World Bank credits are really not loans at all, but instead a peculiar form of foreign aid underwritten by private debt. The Bank's paid-in capital is a tiny fraction of the total loans and guarantees outstanding, normally about ten percent of total assets, with the difference being financed by private obligations issued in dollars and other currencies. The World Bank has only rarely had a positive net-cash flow from its clients, meaning that the loans are never really repaid in an economic, accounting sense. Consequently, the World Bank's balance sheet continues to expand as member nations are forced to pay in new capital and accept responsibility for much larger "callable" capital contributions in the future.
It appears that only so long as the World Bank makes new money loans and guarantees (which support off-balance sheet financing) will its clients maintain current interest payments, a financial pyramid scheme assisted by the fact that new World Bank credits carry grace periods free of interest payments. In this way, the Bank really is captive to its supposed "clients." The threat of default by one or more borrowers, particularly the larger debtors, will threaten the Bank's "AAA" rating and destroy the illusion of short-term profitability and positive cash flow.
Perhaps the most convincing example of the complete failure of the decidedly authoritarian, neoliberal world view represented by the IMF and World Bank is the recent experience of Mexico. In the wake of the extraordinary loans by both institutions following the December 1994 peso collapse, Mexico is now the largest client of both institutions and has a total foreign debt, public and private, that will exceed $170 billion by year-end 1995. With a net, ex-maquiladora trade surplus of $2-3 billion projected this year, Mexico must borrow over $25-30 billion simply to pay principal and interest on its existing foreign debt load.

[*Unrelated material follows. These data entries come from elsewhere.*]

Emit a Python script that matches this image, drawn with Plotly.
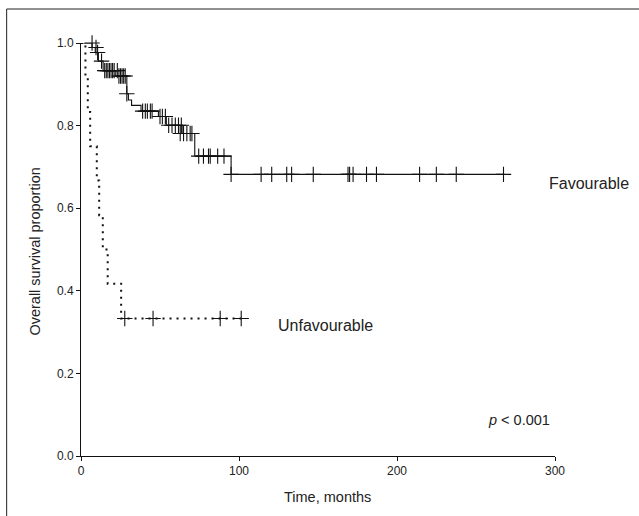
import plotly.graph_objects as go

# ---------------- data ----------------
# Favourable group: Kaplan-Meier step points (time in months, survival proportion)
fav_times = [0, 7, 9, 11, 14, 22, 29, 30, 32, 38, 49, 54, 64, 72, 95, 268]
fav_surv = [1.0, 0.989, 0.977, 0.956, 0.933, 0.920, 0.877, 0.862, 0.849, 0.835,
            0.822, 0.801, 0.781, 0.726, 0.682, 0.682]
# Favourable censored observations
fav_cens_t = [7, 9.5, 10.5, 13,
              15, 16, 17, 18, 19, 20, 21, 23,
              24, 25, 26, 27, 28,
              29,
              39, 40.7, 42, 43.9, 45,
              50, 51.5, 53.4,
              55.5, 57.6, 59.7, 61.7, 63.5,
              62.8, 64.9, 67, 69.1, 70.2,
              74.5, 77.5, 80.7, 81.8, 86.5, 90.5,
              95, 114, 120.7, 130.2, 133.3, 147, 169, 170, 172.2, 180.7, 187,
              214.3, 224.9, 237.5, 267.4]
fav_cens_s = ([1.0, 0.989, 0.977, 0.956] + [0.933] * 8 + [0.920] * 5 + [0.877]
              + [0.835] * 5 + [0.822] * 3 + [0.801] * 5 + [0.781] * 5
              + [0.726] * 6 + [0.682] * 15)

# Unfavourable group
unf_times = [0, 2.8, 4.3, 5.8, 10, 11.5, 13.8, 16.9, 25.4, 101.4]
unf_surv = [1.0, 0.917, 0.833, 0.75, 0.667, 0.583, 0.5, 0.417, 0.333, 0.333]
unf_cens_t = [27.7, 45.6, 88.1, 101.4]
unf_cens_s = [0.333, 0.333, 0.333, 0.333]

x_ticks = [0, 100, 200, 300]
y_ticks = [0.0, 0.2, 0.4, 0.6, 0.8, 1.0]

# ---------------- layout helpers ----------------
W, H = 639, 516
L, R, T, B = 80.5, 83.5, 43, 60
PW, PH = W - L - R, H - T - B


def px_x(px):
    return (px - L) / PW


def px_y(py):
    return (H - B - py) / PH


FONT = "Liberation Sans, Arial, sans-serif"
TXT = "#222222"
INK = "#111111"

fig = go.Figure()

fig.add_trace(go.Scatter(x=fav_times, y=fav_surv, mode="lines", line_shape="hv",
                         line=dict(color=INK, width=1.1), cliponaxis=False,
                         showlegend=False, hoverinfo="skip"))
fig.add_trace(go.Scatter(x=fav_cens_t, y=fav_cens_s, mode="markers",
                         marker=dict(symbol="cross-thin", size=11,
                                     line=dict(color=INK, width=1.1)),
                         cliponaxis=False, showlegend=False, hoverinfo="skip"))
fig.add_trace(go.Scatter(x=unf_times, y=unf_surv, mode="lines", line_shape="hv",
                         line=dict(color=INK, width=2, dash="2px,5px"),
                         cliponaxis=False, showlegend=False, hoverinfo="skip"))
fig.add_trace(go.Scatter(x=unf_cens_t, y=unf_cens_s, mode="markers",
                         marker=dict(symbol="cross-thin", size=11,
                                     line=dict(color=INK, width=1.1)),
                         cliponaxis=False, showlegend=False, hoverinfo="skip"))

fig.update_layout(
    width=W, height=H,
    margin=dict(l=L, r=R, t=T, b=B, autoexpand=False),
    paper_bgcolor="white", plot_bgcolor="white",
    font=dict(family=FONT, color=TXT, size=12),
    xaxis=dict(range=[0, 300], tickvals=x_ticks, ticktext=[str(v) for v in x_ticks],
               showgrid=False, zeroline=False, showline=True, linecolor=INK,
               linewidth=1, ticks="outside", ticklen=4, tickcolor=INK,
               tickfont=dict(size=12, color=TXT)),
    yaxis=dict(range=[0, 1], tickvals=y_ticks, ticktext=[f"{v:.1f}" for v in y_ticks],
               showgrid=False, zeroline=False, showline=True, linecolor=INK,
               linewidth=1, ticks="outside", ticklen=4, tickcolor=INK,
               tickfont=dict(size=12, color=TXT)),
    shapes=[
        dict(type="line", xref="paper", yref="paper", x0=px_x(6), x1=px_x(W + 5),
             y0=px_y(9), y1=px_y(9), line=dict(color="#222222", width=1)),
        dict(type="line", xref="paper", yref="paper", x0=px_x(6), x1=px_x(6),
             y0=px_y(9), y1=px_y(H + 5), line=dict(color="#222222", width=1)),
    ],
    annotations=[
        dict(x=295, y=0.661, xref="x", yref="y", text="Favourable", showarrow=False,
             xanchor="left", yanchor="middle", font=dict(size=16, color=TXT)),
        dict(x=123.4, y=0.315, xref="x", yref="y", text="Unfavourable", showarrow=False,
             xanchor="left", yanchor="middle", font=dict(size=16, color=TXT)),
        dict(x=256.6, y=0.087, xref="x", yref="y", text="<i>p</i> < 0.001",
             showarrow=False, xanchor="left", yanchor="middle",
             font=dict(size=14.5, color=TXT)),
        dict(x=px_x(328), y=px_y(497), xref="paper", yref="paper", text="Time, months",
             showarrow=False, xanchor="center", yanchor="middle",
             font=dict(size=14.5, color=TXT)),
        dict(x=px_x(34), y=px_y(252), xref="paper", yref="paper",
             text="Overall survival proportion", showarrow=False, textangle=-90,
             xanchor="center", yanchor="middle", font=dict(size=14.5, color=TXT)),
    ],
)

fig.write_html("out.html", config={"displayModeBar": False},
               post_script="document.body.style.margin='0px';")
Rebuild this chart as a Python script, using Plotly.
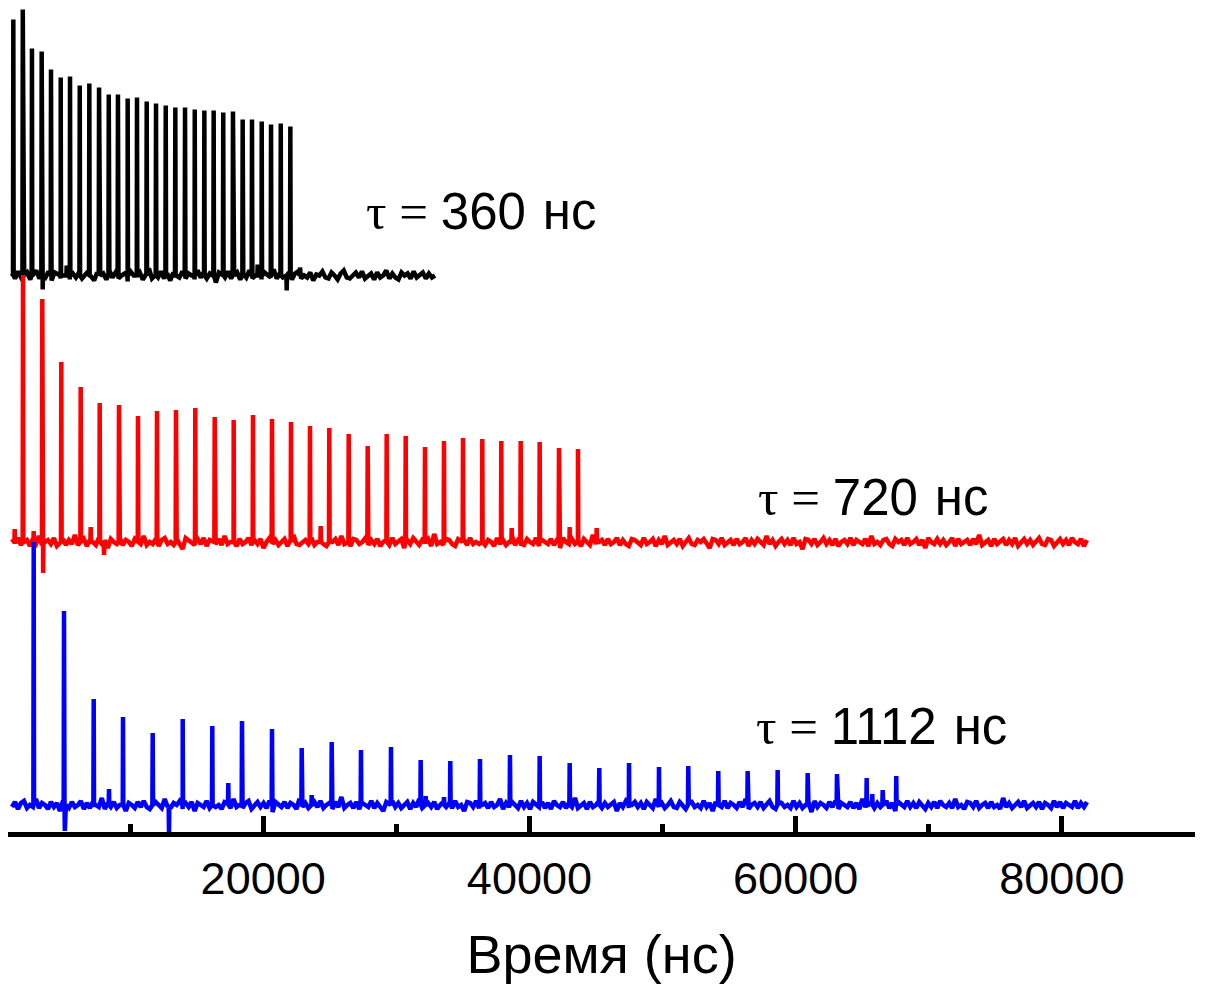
import numpy as np
import plotly.graph_objects as go

# ---------------------------------------------------------------
# Echo trains for three pulse spacings (time in ns, amplitude in arb. units)
# ---------------------------------------------------------------

# tau = 360 ns (black)
black_span = (1130, 32906)
black_base = 556.5
black_peak_ns = [1230, 1940, 2630, 3360, 4060, 4790, 5490, 6220, 6940, 7670,
                 8400, 9090, 9820, 10520, 11250, 11950, 12680, 13400, 14130, 14860,
                 15580, 16280, 17000, 17730, 18460, 19160, 19890, 20590, 21320, 22040]
black_peak_amp = [256, 266, 227, 224, 206, 198, 199, 190, 192, 188,
                  181, 181, 177, 178, 174, 172, 170, 168, 168, 166,
                  165, 165, 163, 164, 156, 156, 154, 151, 152, 149]
black_minor_ns = [3437, 5240, 19586, 21766, 22765]
black_minor_amp = [-14, 10, 11, -15, 8]
black_noise = [2, -3, 4, -2, 0, 3, -4, 1, 5, -3, 0, -2, 4, -5, 3, 1, -3, 0, 6, -4,
               2, -2, 3, -3, 0, 4, -1, -5, 3, 0, 2, -4, 5, -2, 3, -3, 0, 2, -6, 4,
               0, -2, 3, -4, 1, 7, -3, 0, -2, 4, -3, 2, -5, 3, 0, -2, 4, -3, 2, 0,
               -4, 5, -2, 3, -3, 2, 0, -7, 3, 1, -2, 4, -3, 0, 3, -4, 2, -2, 5, -3,
               0, 2, -4, 3, 0, -2, 6, -3, 2, -2, 0, 3, -4, 2, 4, -3, 0, -2, 3, -5,
               1, 0, 4, -2, -3, 3, 0, -4, 2, 5, -2, -3, 0, 3, -2, 4, -3, 0, 2, -4,
               3, -2, 0, 5, -3, 2, -2, -4, 3, 0, 2, -3, 4, -2, 0, 3, -3, 2, -2, 0]

# tau = 720 ns (red)
red_span = (1130, 81884)
red_base = 290
red_peak_ns = [1957, 3407, 4834, 6291, 7719, 9168, 10596, 12023, 13450, 14900,
               16357, 17784, 19234, 20662, 22089, 23516, 24966, 26424, 27851, 29278,
               30705, 32155, 33582, 35010, 36460, 37887, 39344, 40771, 42221, 43648]
red_peak_amp = [267, 243, 180, 155, 139, 137, 126, 131, 132, 134,
                125, 122, 127, 123, 120, 116, 114, 108, 96, 108,
                106, 95, 101, 104, 103, 101, 101, 100, 94, 93]
red_minor_ns = [1333, 2761, 3470, 7042, 8042, 24320, 38668, 43025, 45053]
red_minor_amp = [13, 11, -31, 15, -13, 16, 14, 15, 14]
red_noise = [3, -2, 4, -3, 0, 2, -4, 3, -2, 6, -3, 0, 2, -2, 4, -4, 0, 3, -3, 2,
             -2, 7, -3, 0, 3, -4, 2, 0, -3, 4, -2, 2, -6, 3, 0, -2, 4, -3, 2, 0,
             -4, 3, 2, -2, 6, -3, 0, -2, 3, -4, 2, 4, -2, 0, -3, 3, -2, -7, 4, 2,
             0, -3, 3, -2, 4, -4, 2, 0, -2, 3, -3, 6, -2, 0, 2, -4, 3, -2, 0, 4,
             -3, 2, -2, 3, -6, 0, 4, -2, 2, -3, 0, 3, -4, 2, 7, -2, -3, 0, 2, -2,
             4, -3, 0, 3, -2, -4, 2, 0, 3, -3, 6, -2, 0, -4, 3, 2, -2, 0, 4, -3,
             2, -2, 3, -4, 0, 2, -3, 4, -2, 0, 3, -6, 2, -2, 4, 0, -3, 2, -2, 3,
             -4, 8, -2, 0, -3, 3, 2, -2, -4, 3, 0, 2, -3, 4, -2, 0, -2, 3, -3, 2,
             0, -4, 4, -2, 2, -3, 0, 6, -3, 2, -2, -3, 3, 0, -2, 4, -4, 2, 0, -2,
             3, -3, 2, -6, 4, 0, -2, 3, -2, 2, -4, 3, 0, -3, 7, -2, 0, 2, -3, 3,
             -2, 0, 4, -3, 2, -2, -4, 3, 2, 0, -3, 4, -2, 0, 3, -4, 2, -2, 6, -3,
             0, 2, -2, 3, -4, 0, 4, -2, -3, 2, 0, 3, -2, -6, 3, 2, -2, 4, -3, 0,
             2, -3, 3, -2, 0, 4, -4, 2, -2, 3, 0, -3, 6, -2, 2, -4, 0, 3, -2, 2,
             -3, 4, -2, 0, -7, 3, 2, -2, 3, -3, 0, 4, -2, 2, -3, 3, -4, 0, 2, -2,
             4, -3, 2, 0, -2, 3, -4, 6, -2, 0, -3, 2, 3, -2, -4, 3, 0, 2, -3, 4,
             -2, 0, 3, -3, 2, -6, 4, 0, -2, 3, -2, 2, -3, 0, 4, -4, 3, -2, 0, 2,
             -3, 3, -2, 7, -3, 0, 2, -4, 3, -2, 0, 3, -3, 2, -2, 4, -4, 0, 3, -2,
             2, -3, 0, 4, -2, -3, 3, 2, -4, 0, 3, -2, 2, -3, 4, 0, -2, 3, -4, 2]

# tau = 1112 ns (blue)
blue_span = (1130, 81884)
blue_base = 27
blue_peak_ns = [2761, 5037, 7268, 9469, 11700, 13954, 16177, 18408, 20662, 22893,
                25147, 27347, 29601, 31832, 34056, 36287, 38540, 40771, 43025, 45248,
                47480, 49733, 51934, 54188, 56395, 58649, 60903, 63104, 65335, 67559]
blue_peak_amp = [263, 194, 106, 88, 72, 86, 79, 84, 76, 57,
                 63, 55, 58, 45, 44, 46, 50, 49, 42, 37,
                 42, 38, 39, 34, 34, 35, 32, 31, 27, 29]
blue_minor_ns = [5100, 8417, 12925, 17379, 23644, 32208, 33582, 65757, 66538]
blue_minor_amp = [-26, 16, -29, 22, 10, 9, 8, 11, 15]
blue_noise = [-2, 3, -4, 2, 4, -3, 0, -2, 6, -3, 2, 0, -4, 3, -2, 2, -6, 4, 0, -3,
              3, -2, 0, 4, -4, 2, -3, 3, 0, -2, 7, -4, 2, -2, 3, -3, 0, 4, -6, 2,
              0, -3, 3, -2, 4, -2, -4, 2, 3, 0, -3, 6, -2, -3, 2, 0, 4, -4, 2, -2,
              3, -6, 2, 0, -2, 4, -3, 3, -2, 0, -4, 3, 2, -3, 6, -2, 0, -3, 2, 4,
              -4, 0, 3, -2, 2, -3, 4, -7, 3, 0, -2, 3, -3, 2, 0, -4, 6, -2, 2, -3,
              0, 3, -2, 4, -3, 0, 2, -4, 3, -2, 8, -3, 0, 2, -3, 3, -4, 2, 0, -2,
              4, -3, 2, -2, -6, 3, 0, 4, -2, 2, -3, 0, 3, -4, 2, -2, 6, -3, 0, 2,
              -2, 3, -4, 0, 3, -2, 2, -3, 4, -2, 0, -6, 3, 2, -2, 4, -3, 0, 2, -3,
              3, -2, 0, 6, -4, 2, -2, 3, 0, -3, 4, -2, 2, -4, 3, 0, -2, 3, -3, 2,
              -4, 4, 0, -2, 3, -3, 2, -2, 7, -3, 0, 2, -4, 3, -2, 0, 4, -3, 2, -2,
              0, 3, -6, 2, -2, 4, -3, 0, 3, -2, 2, -4, 3, 0, -3, 6, -2, 2, -3, 0,
              4, -2, -3, 3, 0, -4, 2, 3, -2, 0, -3, 4, -2, 2, -6, 3, 0, -2, 4, -3,
              2, 0, -3, 3, -2, 6, -4, 0, 2, -2, 3, -3, 0, 4, -2, -4, 3, 2, -2, 0,
              -3, 4, -2, 2, -3, 0, 3, -7, 4, -2, 2, 0, -3, 3, -2, 4, -4, 2, 0, -2,
              3, -3, 2, -4, 6, -2, 0, 3, -3, 2, -2, 0, 4, -3, 2, -6, 3, 0, -2, 4,
              -2, 2, -3, 3, 0, -4, 2, -2, 3, -3, 4, 0, -2, 2, -3, 6, -2, 0, -4, 3,
              2, -2, 4, -3, 0, 2, -3, 3, -2, 0, -4, 7, -2, 2, -3, 0, 3, -2, 4, -3,
              0, 2, -2, 3, -4, 2, 0, -3, 4, -2, 3, -3, 2, 0, -2, 4, -3, 2, -2, 3]

x_tickvals = [20000, 40000, 60000, 80000]
x_ticktext = ["20000", "40000", "60000", "80000"]
x_minorvals = [10000, 30000, 50000, 70000, 90000]


def echo_trace(span, base, noise, spike_ns, spike_amp):
    """Noisy baseline sampled evenly over `span`, with narrow echo spikes."""
    t_noise = np.linspace(span[0], span[1], len(noise))
    y_noise = base + np.asarray(noise, dtype=float)
    st = np.asarray(spike_ns, dtype=float)
    sa = np.asarray(spike_amp, dtype=float)
    half = 25.0
    x = np.concatenate([t_noise, st - half, st, st + half])
    y = np.concatenate([y_noise, np.full_like(st, base), base + sa, np.full_like(st, base)])
    order = np.argsort(x, kind="stable")
    return x[order], y[order]


series = [
    (black_span, black_base, black_noise, black_peak_ns + black_minor_ns,
     black_peak_amp + black_minor_amp, "#000000"),
    (red_span, red_base, red_noise, red_peak_ns + red_minor_ns,
     red_peak_amp + red_minor_amp, "#ff0000"),
    (blue_span, blue_base, blue_noise, blue_peak_ns + blue_minor_ns,
     blue_peak_amp + blue_minor_amp, "#0000ff"),
]

fig = go.Figure()
for span, base, noise, sn, sa, color in series:
    x, y = echo_trace(span, base, noise, sn, sa)
    fig.add_trace(go.Scatter(x=x, y=y, mode="lines",
                             line=dict(color=color, width=4.5),
                             hoverinfo="skip", showlegend=False))

label_font = "Liberation Sans, Arial, sans-serif"
serif_span = "<span style='font-family:\"Liberation Serif\", \"Times New Roman\", serif'>τ = </span>"
labels = [
    (27600, 621, "360\u2004нс"),
    (57000, 335, "720\u2004нс"),
    (56850, 106, "1112\u2004нс"),
]
for lx, ly, txt in labels:
    fig.add_annotation(x=lx, y=ly, xref="x", yref="y", text=serif_span + txt,
                       showarrow=False, xanchor="left", yanchor="middle",
                       font=dict(family=label_font, size=51, color="black"))

fig.update_layout(
    width=1205, height=984,
    margin=dict(l=8, r=10, t=0, b=152),
    paper_bgcolor="white", plot_bgcolor="white",
    showlegend=False,
    font=dict(family=label_font, color="black"),
    xaxis=dict(
        range=[830, 90000],
        showline=True, linecolor="black", linewidth=5,
        showgrid=False, zeroline=False,
        ticks="inside", ticklen=16, tickwidth=5, tickcolor="black",
        tickmode="array", tickvals=x_tickvals, ticktext=x_ticktext,
        tickfont=dict(size=45, family=label_font, color="black"),
        ticklabelstandoff=3,
        minor=dict(tickmode="array", tickvals=x_minorvals, ticks="inside",
                   ticklen=8, tickwidth=5, tickcolor="black", showgrid=False),
        title=dict(text="Время (нс)", font=dict(size=54, family=label_font, color="black"),
                   standoff=40),
    ),
    yaxis=dict(visible=False, range=[0, 832]),
)

fig.write_html("out.html")
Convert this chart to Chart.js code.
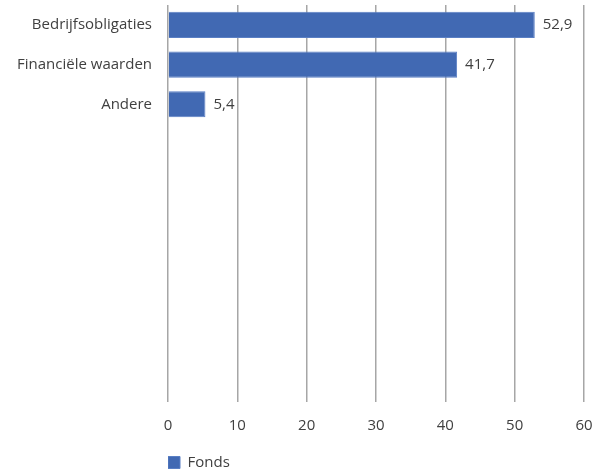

In such a situation, there obviously is no capital left over to finance private industry in Mexico, thus real interest rates there are in the 15-20 percent range, some of the highest in the world.
What has Mexico gained from the billions in loans by the IMF and World Bank? What income producing assets or new industries have been built? >From where will come the dollar income necessary to service and ultimately repay these loans, credits guaranteed in part by the U.S. Treasury? The sad answer is that the loans have financed virtually no productive assets, no factories, no sources of income to provide event the most remote possibility of repayment. The proceeds of the loans, that is, the dollars, are long gone and all that remains are a few inferior public sector infrastructure projects and mountains of debt. An April 1994 report by the Bank's operations evaluations department on loans to Mexico between 1948 and 1992 reveals that more than one third of the Bank's projects there were never completed and that the levels of poverty and economic dislocation are higher today than when the World Bank loans to Mexico first began almost half a century ago.